What’s not disputed is that these two teams need each other and must find a way to work together. One way many organizations try to create peace is through structuring the teams as a single entity, led by a single manager. On the surface, this idea seems to have merit. Logic says that unity is the likely outcome when everyone is part of the same team. Having a single manager referee and administer all disputes, and holding everyone accountable to the same performance goals & standards. In theory, the one-team structure for sales and marketing seems wise. In practice, however, it simply doesn’t perform as well.

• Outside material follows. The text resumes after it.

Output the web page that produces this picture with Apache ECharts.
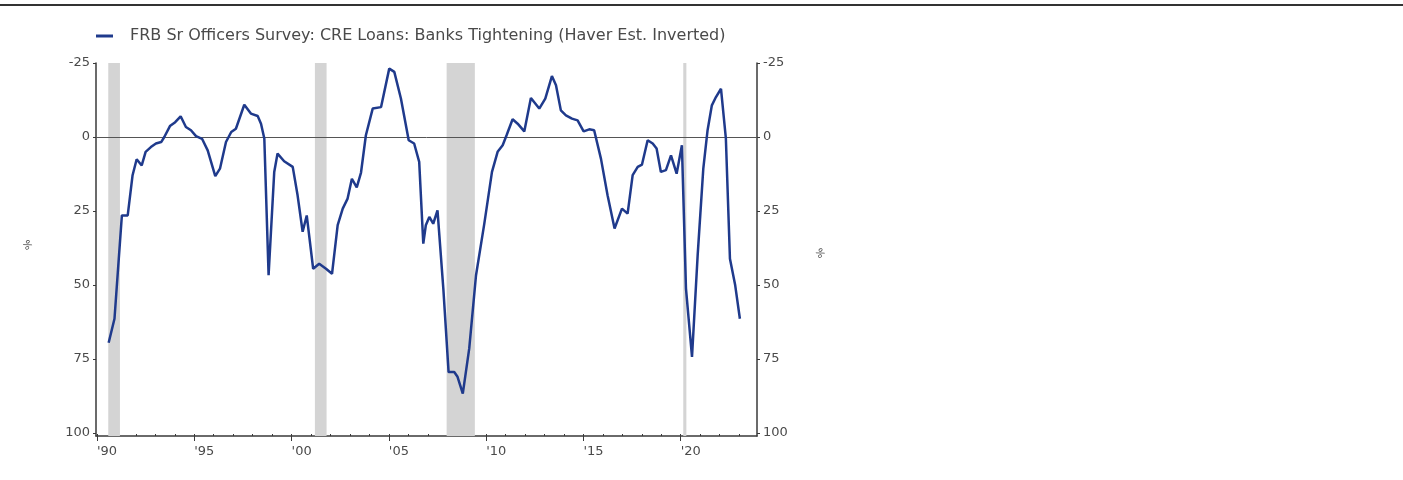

The recent Demand Metric study on Sales & Marketing Alignment researched a number of alignment issues, including the structure of the sales and marketing team. There are three, basic options for structuring these teams: a combined team led by a single manager, separate teams reporting to the same manager, or separate teams reporting to separate managers. The study revealed that the distribution of these three structures is virtually equal. In other words, none of these three structures dominates the corporate organization chart. However, the study also revealed how they perform, which in the end, is far more important.
It turns out that the combined team led by a single manager is the worst performing of these three structures. By “worst performing”, we mean least likely to achieve revenue goals. This is pretty important, because the sales function is charged with making sales, and the marketing function should help facilitate those sales. To put some numbers behind this finding, the one-team structures in our study missed making revenue goals (49 percent) about as often as they achieved them (51 percent). Either of the two-team structures was far better, with two-team, one-manager structures achieving revenue goals 64 percent of the time, and two-team, two-manager structures doing it 69 percent of the time:
This study also tells us who is using the one-team structure: 68 percent of businesses with fewer than 25 employees are using this structure, while less than 10 percent of companies with 250 or more employees do so.
What are the implications of this finding on the structure of sales and marketing teams? The study did not attempt to determine why the two-team structures perform better, but we can still draw some conclusions. While sales and marketing are complimentary functions, they are not the same. They use different processes, strategies and systems, even though they are aligned around the same revenue goal. Simply mashing these functions together and expecting high performance to result is naïve. Each function needs the ability to focus on how it adds value. Forcing sales and marketing into a one-team structure is a little like keeping the same 11 football players on the field all the time for both offense and defense. There is distinction and specialization of these roles, and how they are structured clearly influences how they perform.
The advice for companies using the single-team structure is pretty obvious: move to a two-team structure. It’s easy to understand why small companies are using the single-team structure. They are by their very nature flat organizations, and they typically face more resource constraints than larger companies. Yet, the structure of their sales and marketing team is one where they should invest, because the data shows there is a return. It suggests that defining, managing and structuring the sales and marketing teams separately improves an organization’s chances to achieve its revenue goals. Divide and conquer is the approach to take: divide sales and marketing into separate teams, so they can better conquer their objectives.
There’s more to sales and marketing alignment than team structure. Read about the other influences on alignment in the benchmarking report on Sales & Marketing Alignment such as systems and integration. But if your sales and marketing staff are currently part of a single team, restructuring is the place to start.